A MERCANTILIZAÇÃO DOS MÉDICOS ESTÁ EM MARCHA



São bastante amargas as últimas declarações do Bastonário da Ordem dos Médicos, em fim de mandato: “Saúde 24? – Aquilo é uma Caixa Registadora”; “Aquelas 190 mil urgências que dizem que evitam são ranholas e fabrículas. (…) Essas deviam poder ser resolvidas com um telefonema para o médio ou enfermeiro de família”; “”Cada chamada efetuada por um doente para a linha Saúde 24 custa 12 euros aos Estado. É um valor superior à hora de um médico. E se o problema for resolvido custa 16 euros. Não brinquemos com coisas sérias.” “Há diretores clínico mal preparados!”.

Vai de mal a pior a vida dos médicos em Portugal. A outrora mais desejada profissão, em Portugal, vive dias difíceis, especialmente porque o quadro social, político, económico lhes faz um cerco do qual muito dificilmente sairão vencedores. Arrisco a dizer que os médicos serão o último bastião da Saúde a cair, mas cairão como caíram os enfermeiros e as farmácias.
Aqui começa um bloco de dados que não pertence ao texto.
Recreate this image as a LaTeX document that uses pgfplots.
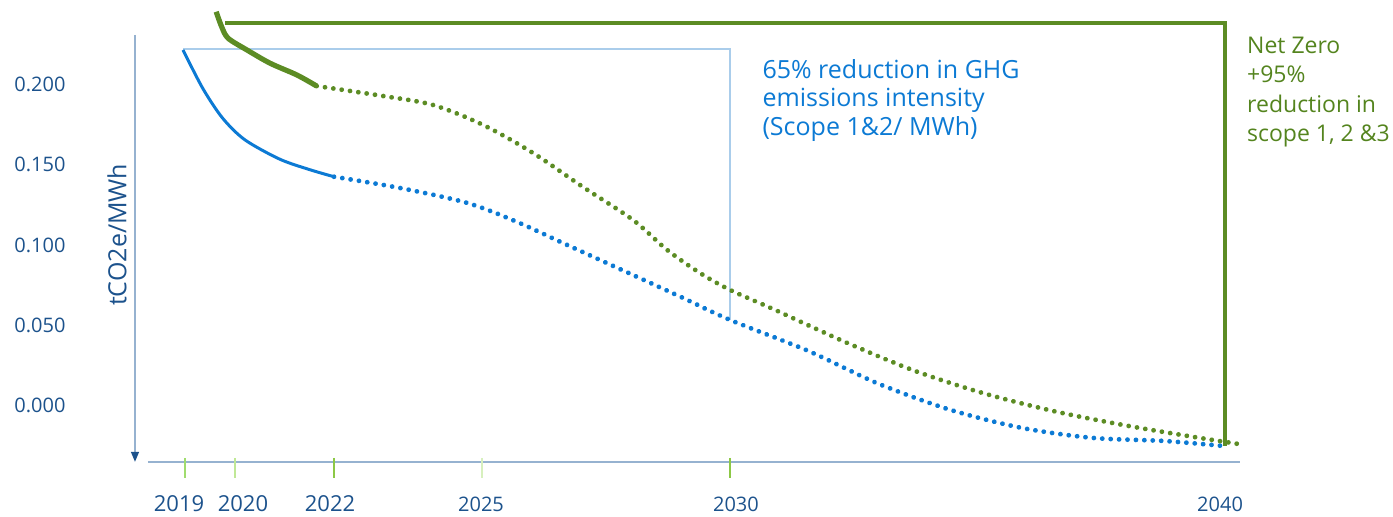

As palavras do Bastonário da Ordem dos Médicos – José Manuel Silva – traduzem o profundo mal-estar da classe com as opções low cost e de duvidosa qualidade do Ministério da Saúde. Na minha opinião, os médicos não souberam ler corretamente os novos ventos que sopravam na área da Saúde quando milhares de enfermeiros emigraram para o Reino Unido, pois em Portugal não ganhariam nem metade do que lhes era oferecido. 
Como os salários continuavam mais ou menos iguais, os médicos não perceberam que o seu dia também chegaria. Antes, as administrações hospitalares estouraram com eles, aumentando-lhes o serviço até que ficassem exaustos. Ao mesmo tempo, o Ministério da Saúde foi descendo  o preço/hora a pagar aos médicos no início de carreira, de tal modo que o Bastonário já luta com as operadoras de telecomunicações por migalhas. 
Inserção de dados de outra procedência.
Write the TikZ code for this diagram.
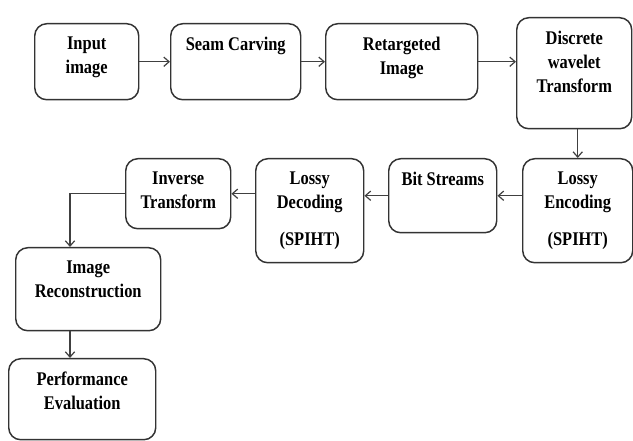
\documentclass[tikz,border=0pt]{standalone}
\usepackage{fontspec}
\setmainfont{Liberation Serif}[FakeStretch=0.85]
\usetikzlibrary{arrows.meta}
\newdimen\px \px=0.75pt
\newcommand{\blocktext}[3]{\parbox[t][#2\px][t]{#1\px}{\centering\vspace*{13\px}#3}}
\tikzset{
  block/.style={draw=black!80, line width=1.1pt, rounded corners=9pt, fill=white,
    inner sep=0pt, anchor=north west, font=\fontsize{14.5}{18}\selectfont\bfseries},
  flow/.style={draw=black!75, line width=0.9pt, -{Straight Barb[length=4pt,width=7pt]}}
}

\begin{document}
\begin{tikzpicture}[x=0.75pt, y=-0.75pt]
  \useasboundingbox (0,0) rectangle (633,441);
  % top row
  \node[block] (input) at (34,23) {\blocktext{104}{76}{Input\\image}};
  \node[block] (seam) at (170,23) {\blocktext{130}{76}{Seam Carving}};
  \node[block] (retarget) at (325,23) {\blocktext{152}{76}{Retargeted\\Image}};
  \node[block] (dwt) at (516,17) {\blocktext{115}{111}{Discrete\\wavelet\\Transform}};
  % middle row
  \node[block] (encode) at (522,158) {\blocktext{110}{104}{Lossy\\Encoding\\[10pt](SPIHT)}};
  \node[block] (bits) at (388,158) {\blocktext{108}{74}{Bit Streams}};
  \node[block] (decode) at (255,158) {\blocktext{108}{104}{Lossy\\Decoding\\[10pt](SPIHT)}};
  \node[block] (inverse) at (125,158) {\blocktext{105}{70}{Inverse\\Transform}};
  % left column
  \node[block] (recon) at (15,247) {\blocktext{145}{83}{Image\\Reconstruction}};
  \node[block] (perf) at (8,358) {\blocktext{147}{81}{Performance\\Evaluation}};
  \coordinate (lane) at (70,0);

  \draw[flow] (input.east) -- (seam.west);
  \draw[flow] (seam.east) -- (retarget.west);
  \draw[flow] (retarget.east) -- (retarget.east -| dwt.west);
  \draw[flow] (encode.north |- dwt.south) -- (encode.north);
  \draw[flow] (encode.west |- bits.east) -- (bits.east);
  \draw[flow] (bits.west) -- (bits.west -| decode.east);
  \draw[flow] (decode.west |- inverse.east) -- (inverse.east);
  \draw[flow] (inverse.west) -| (recon.north -| lane);
  \draw[flow] (recon.south -| lane) -- (perf.north -| lane);
\end{tikzpicture}
\end{document}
As farmácias (aliadas de sempre) estão encostadas à parede com créditos que o Estado não paga e uma redução abrupta de ganhos com e generalização dos genéricos e a descida de preço dos medicamentos. O aumento de estudantes de medicina trará muitos médicos ao mercado de trabalho nos próximos anos, o que forçará uma descida do valor médio que cobram por ato médico.
Os médicos continuarão a trabalhar muito, sem a cobertura dos enfermeiros necessários, com os medicamentos no mínimo dos mínimos, com fortes restrições e pressões dos diretores clínicos e administradores hospitalares e sem qualquer compreensão social, pois, para a maioria da população, eles são os bem instalados do sistema.
Obviamente que continuará a haver muitos médicos a ganhar muitíssimo bem, mas daqui a cinco anos, a grande maioria da classe terá forte concorrência, trabalhará bem mais por menos dinheiro e verá o seu estatuto social menos brilhante.